Самые лакомые уголки сегодня встречаются на обочине. В Испании это, как уже понятно, - Каталония. В Британии - Шотландия с ее диковинным зверинцем: от чудовища Лох-Несс до квадратноголовых оркнейских коров. Во Франции - Прованс с наводящим счастливые сны ронским вином и ленивым тарасконским благодушием. В Канаде - провинция Квебек с ее вполне европейской столицей и упрямым норманнским населением, до сих пор говорящим на языке Рабле. В небольшой, казалось бы, Сербии я нашел антитезу шумному, как Москва, Белграду в тенистом Ново-Саде, где стоят памятники известным масонам. Даже в двухмиллионной Латвии есть отдельный край - Латгалия, которую я нежно люблю, потому что благодаря ей женился.
Дело не в размерах, ибо, как все правдоподобные законы природы, этот действует при любом масштабе. Каждая страна включает собственную альтернативу - провинцию, которая делит со столицей ее державные, но не культурные атрибуты. Их отношения можно уподобить семейным, что подразумевает и кровную близость, и кровную вражду. Поняв, наконец, что избежать второй проще, если не слишком настаивать на первой, умная политика культивирует различия, а не стирает их, как это всегда пытались сделать столица, церковь и школа.
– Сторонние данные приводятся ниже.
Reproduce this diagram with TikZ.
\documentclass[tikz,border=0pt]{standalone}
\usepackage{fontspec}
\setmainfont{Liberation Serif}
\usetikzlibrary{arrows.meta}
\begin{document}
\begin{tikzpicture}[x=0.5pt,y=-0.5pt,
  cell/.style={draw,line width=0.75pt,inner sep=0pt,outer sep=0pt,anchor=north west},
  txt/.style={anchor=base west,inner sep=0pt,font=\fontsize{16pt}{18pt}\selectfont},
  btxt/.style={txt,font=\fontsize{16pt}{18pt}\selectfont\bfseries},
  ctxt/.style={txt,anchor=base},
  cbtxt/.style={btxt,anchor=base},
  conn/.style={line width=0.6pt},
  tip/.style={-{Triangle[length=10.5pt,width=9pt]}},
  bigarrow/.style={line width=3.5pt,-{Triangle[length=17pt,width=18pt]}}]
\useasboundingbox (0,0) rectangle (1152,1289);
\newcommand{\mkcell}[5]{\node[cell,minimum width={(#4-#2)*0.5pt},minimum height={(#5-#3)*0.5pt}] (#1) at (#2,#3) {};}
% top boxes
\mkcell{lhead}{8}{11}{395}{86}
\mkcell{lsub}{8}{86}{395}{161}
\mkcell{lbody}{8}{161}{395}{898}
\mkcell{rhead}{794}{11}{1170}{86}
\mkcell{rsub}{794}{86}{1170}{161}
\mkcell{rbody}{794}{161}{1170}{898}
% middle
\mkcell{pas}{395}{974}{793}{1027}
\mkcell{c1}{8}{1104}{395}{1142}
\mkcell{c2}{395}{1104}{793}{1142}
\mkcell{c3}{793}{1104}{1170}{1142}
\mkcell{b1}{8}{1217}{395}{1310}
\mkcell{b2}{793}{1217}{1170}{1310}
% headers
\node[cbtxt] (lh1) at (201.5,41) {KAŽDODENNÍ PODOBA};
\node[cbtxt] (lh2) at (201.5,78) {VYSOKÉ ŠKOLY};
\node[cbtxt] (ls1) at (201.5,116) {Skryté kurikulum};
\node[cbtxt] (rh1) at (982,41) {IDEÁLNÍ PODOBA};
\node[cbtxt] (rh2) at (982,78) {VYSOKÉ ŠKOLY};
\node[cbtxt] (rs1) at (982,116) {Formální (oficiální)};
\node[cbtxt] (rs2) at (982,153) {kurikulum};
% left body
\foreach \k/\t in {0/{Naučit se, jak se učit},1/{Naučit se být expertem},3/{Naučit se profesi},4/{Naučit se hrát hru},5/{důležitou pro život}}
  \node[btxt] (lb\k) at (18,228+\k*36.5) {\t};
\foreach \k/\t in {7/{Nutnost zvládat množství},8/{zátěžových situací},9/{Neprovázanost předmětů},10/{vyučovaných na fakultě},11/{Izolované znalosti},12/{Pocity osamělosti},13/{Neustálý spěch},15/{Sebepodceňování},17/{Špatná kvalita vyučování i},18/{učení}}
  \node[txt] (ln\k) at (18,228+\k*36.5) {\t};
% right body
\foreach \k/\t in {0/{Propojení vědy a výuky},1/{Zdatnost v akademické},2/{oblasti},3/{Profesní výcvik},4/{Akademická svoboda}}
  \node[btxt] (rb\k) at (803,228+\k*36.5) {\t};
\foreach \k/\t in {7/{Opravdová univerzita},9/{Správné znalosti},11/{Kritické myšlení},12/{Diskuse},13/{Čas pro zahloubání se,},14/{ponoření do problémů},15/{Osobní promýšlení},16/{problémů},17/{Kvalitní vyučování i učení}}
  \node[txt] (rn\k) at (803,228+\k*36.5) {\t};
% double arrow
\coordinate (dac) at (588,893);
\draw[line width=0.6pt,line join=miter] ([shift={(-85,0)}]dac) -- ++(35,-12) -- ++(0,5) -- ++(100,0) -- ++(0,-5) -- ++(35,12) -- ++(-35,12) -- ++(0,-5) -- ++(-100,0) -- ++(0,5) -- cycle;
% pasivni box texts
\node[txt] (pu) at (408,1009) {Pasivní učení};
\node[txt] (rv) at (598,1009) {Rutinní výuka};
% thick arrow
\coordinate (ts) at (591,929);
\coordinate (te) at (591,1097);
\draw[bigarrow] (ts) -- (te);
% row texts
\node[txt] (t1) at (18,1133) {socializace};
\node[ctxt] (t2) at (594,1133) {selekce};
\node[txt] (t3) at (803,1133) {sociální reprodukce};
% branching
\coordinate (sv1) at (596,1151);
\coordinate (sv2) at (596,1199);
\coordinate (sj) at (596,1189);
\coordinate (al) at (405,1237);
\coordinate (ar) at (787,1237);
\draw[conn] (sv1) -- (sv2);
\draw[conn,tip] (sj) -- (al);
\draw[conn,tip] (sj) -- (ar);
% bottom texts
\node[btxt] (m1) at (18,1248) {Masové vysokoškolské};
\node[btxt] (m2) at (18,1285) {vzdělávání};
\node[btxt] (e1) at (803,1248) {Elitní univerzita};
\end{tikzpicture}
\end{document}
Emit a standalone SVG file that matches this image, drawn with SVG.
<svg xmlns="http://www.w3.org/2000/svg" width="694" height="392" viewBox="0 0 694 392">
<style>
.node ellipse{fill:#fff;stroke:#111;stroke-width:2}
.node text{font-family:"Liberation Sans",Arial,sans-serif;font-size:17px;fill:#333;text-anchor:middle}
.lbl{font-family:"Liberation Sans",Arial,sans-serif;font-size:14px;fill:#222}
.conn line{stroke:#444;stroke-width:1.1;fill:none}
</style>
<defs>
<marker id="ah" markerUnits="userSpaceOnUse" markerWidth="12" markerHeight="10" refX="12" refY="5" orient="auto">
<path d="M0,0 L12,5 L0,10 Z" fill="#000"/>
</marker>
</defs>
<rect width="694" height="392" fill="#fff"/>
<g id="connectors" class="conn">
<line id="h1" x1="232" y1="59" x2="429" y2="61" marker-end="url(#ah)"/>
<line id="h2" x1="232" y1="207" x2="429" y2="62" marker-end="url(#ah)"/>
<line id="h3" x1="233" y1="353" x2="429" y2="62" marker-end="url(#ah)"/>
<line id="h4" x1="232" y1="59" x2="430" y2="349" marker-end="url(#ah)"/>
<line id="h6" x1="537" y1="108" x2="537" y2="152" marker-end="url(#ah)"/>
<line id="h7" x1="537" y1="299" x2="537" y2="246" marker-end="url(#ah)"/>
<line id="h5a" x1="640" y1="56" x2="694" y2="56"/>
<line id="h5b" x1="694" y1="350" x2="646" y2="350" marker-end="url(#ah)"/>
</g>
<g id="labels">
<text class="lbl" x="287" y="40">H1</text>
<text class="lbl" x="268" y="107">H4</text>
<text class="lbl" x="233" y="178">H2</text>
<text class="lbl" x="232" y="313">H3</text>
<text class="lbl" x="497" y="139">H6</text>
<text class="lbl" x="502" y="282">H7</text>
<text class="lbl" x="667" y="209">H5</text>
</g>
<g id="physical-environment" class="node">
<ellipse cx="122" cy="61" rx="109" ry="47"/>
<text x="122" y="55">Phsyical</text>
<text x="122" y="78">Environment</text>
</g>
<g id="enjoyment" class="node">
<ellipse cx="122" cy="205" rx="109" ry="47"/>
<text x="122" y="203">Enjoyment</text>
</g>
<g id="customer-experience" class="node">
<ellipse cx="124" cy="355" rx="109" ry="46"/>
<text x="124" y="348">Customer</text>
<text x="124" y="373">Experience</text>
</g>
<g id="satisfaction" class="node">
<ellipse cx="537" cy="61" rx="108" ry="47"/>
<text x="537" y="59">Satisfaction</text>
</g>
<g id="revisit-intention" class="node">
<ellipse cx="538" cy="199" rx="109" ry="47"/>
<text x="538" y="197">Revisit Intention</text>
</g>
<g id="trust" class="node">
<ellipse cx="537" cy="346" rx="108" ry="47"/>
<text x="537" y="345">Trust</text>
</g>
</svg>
Барселону основали не римляне, как это водится в цивилизованной части Европы, а их враги из Карфагена. Говоря точнее - Барка, отец Ганнибала. Помня об отдельной истории, каталонцы всегда выделялись. Они, например, ценят трезвость, в том числе и буквальную.
- В Испании пьют из мехов вот с такой дырой, - показал руками Джорди, - мы предпочитаем porron.
Убедившись в нашем недоумении, он достал из буфета аптекарскую склянку с широким горлом, но узким носиком. Влил в нее бутылку красного вина и, задрав голову, пустил в рот стройную струю, медленно отводя руку. Дуга становилась все длиннее, но ни одна капля не осела на белом свитере маэстро. Фокус, однако, в другом: хотя представление продолжалось целую вечность, выпитого набралось рюмки на две.